Ces deux auteurs se sont rencontrés dans la difficulté principale ; ils rapportent l’un & l’autre les différens néocorats des villes greques à différens senatus-consultes qui leur en avoient accordé la prérogative ; ils prouvent par les mêmes autorités & à-peu-près par les mêmes opérations, que les villes ou les peuples qui sur les médailles se qualifient du titre de néocores pour la seconde, pour la troisieme & pour la quatrieme fois, ne l’ont fait que successivement & sous différens empereurs.

Mais la dissertation de M. de Valois a cela de particulier, qu’elle nous apprend deux fonctions des néocores, qui avoient jusqu’à présent échappé aux recherches des critiques.

La premiere de ces fonctions des néocores étoit de jetter de l’eau lustrale sur ceux qui entroient dans le temple.

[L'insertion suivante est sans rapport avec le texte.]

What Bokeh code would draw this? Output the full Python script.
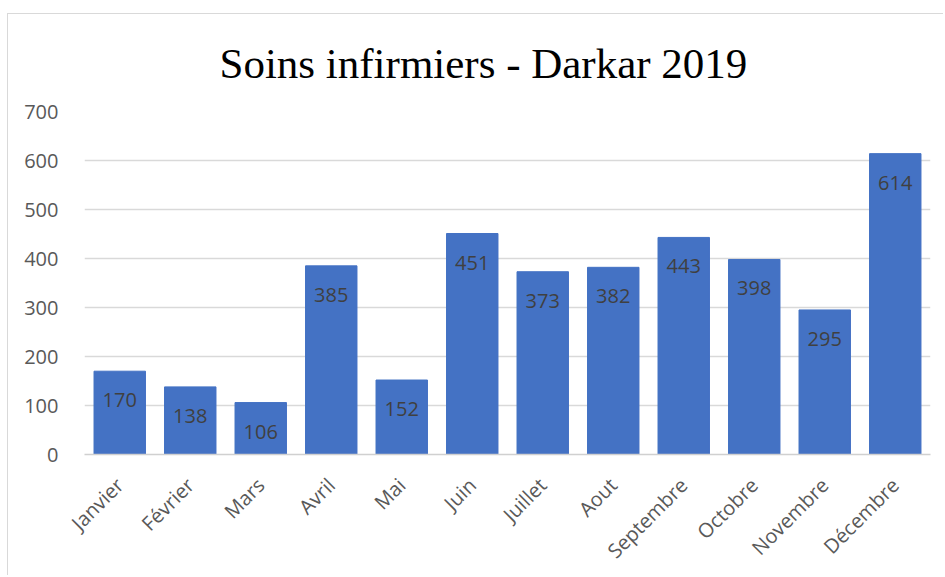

La seconde étoit de faire l’aspersion de cette même eau lustrale sur les viandes qu’on servoit sur la table du prince, & de lui tenir en quelque sorte lieu d’aumôniers.

J’ai dit ci-dessus que plusieurs villes grecques prirent souvent la qualité de néocores, mais c’est Smyrne, Ephese, Pergame, Magnésie, &c. qui portent le plus souvent ce titre dans les médailles. Smyrne, par exemple, fut faite néocore sous Tibere avec beaucoup de distinction ; elle le fut encore pour la seconde fois sous Adrien, comme le marquent les marbres d’Oxford : enfin elle eut encore le même honneur, & prit le titre de premiere ville d’Asie sous Caracalla. (D. J.)